Masa Depan Gerakan dan Peran Kita

Keberhasilan Gerakan 17+8 Tuntutan Rakyat akan sangat bergantung pada konsistensi dan komitmen kolektif. Tuntutan ini bukan hanya sekadar daftar permintaan, tetapi juga merupakan ujian bagi demokrasi kita. Apakah negara benar-benar mendengarkan rakyatnya? Dan apakah rakyat memiliki kekuatan untuk mengawal janji-janji tersebut?

Sebagai masyarakat, peran kita sangat penting. Kita bisa mulai dengan menyebarkan informasi yang akurat, berdiskusi secara sehat, dan terus mengawal setiap poin tuntutan yang sudah disuarakan. Jangan sampai semangat perjuangan ini meredup begitu saja. Ingat, perubahan besar sering kali dimulai dari langkah-langkah kecil yang konsisten.

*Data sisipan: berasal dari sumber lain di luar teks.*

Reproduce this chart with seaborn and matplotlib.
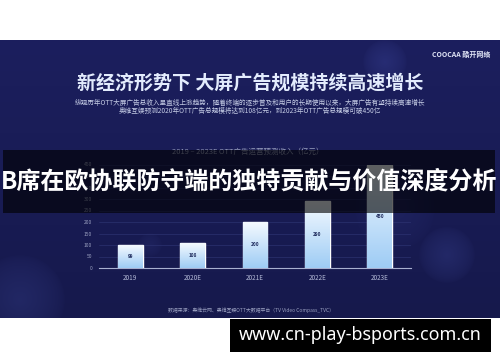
import numpy as np
import pandas as pd
import matplotlib
matplotlib.use("Agg")
import matplotlib.pyplot as plt
import seaborn as sns
from matplotlib.patches import Rectangle

# ---- data ----
years = ["2019", "2020E", "2021E", "2022E", "2023E"]
revenue = [99, 108, 200, 290, 450]
y_ticks = [0, 50, 100, 150, 200, 250, 300, 350, 400, 450]

title_main = "新经济形势下 大屏广告规模持续高速增长"
subtitle_1 = "纵观历年OTT大屏广告总收入呈直线上涨趋势，随着终端的逐步普及和用户的长期使用以来，大屏广告有望持续高速增长"
subtitle_2 = "奥维互娱预测2020年OTT广告总规模将达到108亿元，到2023年OTT广告总规模可破450亿"
chart_title = "2019 – 2023E OTT广告运营预测收入（亿元）"
source_text = "数据来源：奥维云网、奥维互娱OTT大数据平台（TV Video Compass_TVC）"
logo_text = "COOCAA 酷开网络"
overlay_text = "B席在欧协联防守端的独特贡献与价值深度分析"
url_text = "www.cn-play-bsports.com.cn"

sns.set_theme(style="white")
plt.rcParams['font.family'] = ['Noto Sans CJK SC', 'DejaVu Sans']

W, H = 500, 362
fig = plt.figure(figsize=(W / 100, H / 100), dpi=100, facecolor="white")

# background axes in pixel coordinates
bg = fig.add_axes([0, 0, 1, 1], zorder=0)
bg.set_xlim(0, W)
bg.set_ylim(H, 0)
bg.axis("off")

# navy panel with soft glows
py0, py1 = 40, 318
nx, ny = 500, 278
xx, yy = np.meshgrid(np.arange(nx) + 0.5, np.arange(ny) + py0 + 0.5)
top = np.array([28, 31, 94]) / 255
bot = np.array([22, 25, 76]) / 255
t = ((yy - py0) / (py1 - py0))[..., None]
img = top * (1 - t) + bot * t
glows = [(385, 62, 22, 0.10), (20, 300, 45, 0.10), (447, 255, 28, 0.10), (150, 245, 12, 0.05), (395, 210, 40, 0.05)]
for cx, cy, r, a in glows:
    d = np.sqrt((xx - cx) ** 2 + (yy - cy) ** 2)
    g = np.clip(1 - d / r, 0, 1) ** 0.6 * a
    img = img + g[..., None] * np.array([0.45, 0.55, 0.9])
img = np.clip(img, 0, 1)
bg.imshow(img, extent=[0, W, py1, py0], aspect="auto", zorder=0, interpolation="bilinear")

# texts on the panel
bg.text(490, 54, logo_text, color="#dfe3f5", fontsize=5.0, ha="right", va="center", fontweight="bold")
bg.text(250, 83, title_main, color="#e3ecfd", fontsize=13.7, ha="center", va="center", fontweight="bold")
bg.text(250, 102.8, subtitle_1, color="#c4cbe4", fontsize=4.8, ha="center", va="center")
bg.text(250, 110.6, subtitle_2, color="#c4cbe4", fontsize=4.8, ha="center", va="center")
bg.text(248, 152, chart_title, color="#9aa0c0", fontsize=5.4, ha="center", va="center")
bg.text(251, 310, source_text, color="#9aa0c0", fontsize=3.55, ha="center", va="center")

# chart axes
ax_l, ax_r, ax_b, ax_t = 99, 411, 268, 164.5
ax = fig.add_axes([ax_l / W, (H - ax_b) / H, (ax_r - ax_l) / W, (ax_b - ax_t) / H], zorder=1)
ax.patch.set_alpha(0)
df = pd.DataFrame({"year": years, "revenue": revenue})
sns.barplot(data=df, x="year", y="revenue", ax=ax, color="#dbe9fb", width=0.4, saturation=1, zorder=3)
ax.set_xlim(-0.5, 4.5)
ax.set_ylim(0, 450)
ax.set_yticks(y_ticks)
ax.set_yticklabels([str(v) for v in y_ticks])
ax.set_xlabel("")
ax.set_ylabel("")
for s in ["top", "right", "left"]:
    ax.spines[s].set_visible(False)
ax.spines["bottom"].set_color("#a9b0d0")
ax.spines["bottom"].set_linewidth(0.8)
ax.tick_params(axis="y", length=0, pad=5, labelsize=3.6, labelcolor="#9aa0c0")
ax.tick_params(axis="x", length=0, pad=4, labelsize=4.6, labelcolor="#b5bbd8")
for v in y_ticks[1:]:
    ax.axhline(v, color="#2c3270", lw=0.5, zorder=1)

# gradient fill for bars
grad = np.linspace(0, 1, 256)[:, None]
ctop = np.array([0.96, 0.98, 1.0])
cbot = np.array([0.62, 0.80, 0.96])
gimg = ctop * (1 - grad[..., None]) + cbot * grad[..., None]
for p, v in zip(ax.patches, revenue):
    x0, w = p.get_x(), p.get_width()
    h = p.get_height()
    im = ax.imshow(gimg, extent=[x0, x0 + w, 0, h], aspect="auto", zorder=4, origin="upper")
    im.set_clip_path(p)
    ax.text(x0 + w / 2, h / 2, str(v), ha="center", va="center", fontsize=3.4,
            color="#1d2a5c", fontweight="bold", zorder=5)
ax.set_xlim(-0.5, 4.5)
ax.set_ylim(0, 450)

# overlay layer
ov = fig.add_axes([0, 0, 1, 1], zorder=5)
ov.set_xlim(0, W)
ov.set_ylim(H, 0)
ov.axis("off")
ov.patch.set_alpha(0)
ov.add_patch(Rectangle((3, 150), 492, 63, facecolor="black", alpha=0.62, edgecolor="none"))
ov.text(249, 182, overlay_text, color="white", fontsize=17.3, ha="center", va="center", fontweight="bold")
ov.add_patch(Rectangle((230, 319), 261, 33, facecolor="black", edgecolor="none"))
ov.text(360.5, 335.5, url_text, color="white", fontsize=12.9, ha="center", va="center",
        fontweight="bold", family=["Noto Sans", "DejaVu Sans"])

fig.savefig("out.png", dpi=100, facecolor="white")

Jadi, meskipun mungkin kamu tidak ikut berdemo di jalan, kamu tetap bisa menjadi bagian dari gerakan ini dengan cara-cara yang konstruktif. Teruslah mencari tahu, sebarkan informasi yang valid, dan jadilah masyarakat yang kritis dan peduli. Karena pada akhirnya, negara ini adalah milik kita bersama, dan kitalah yang harus menjaganya.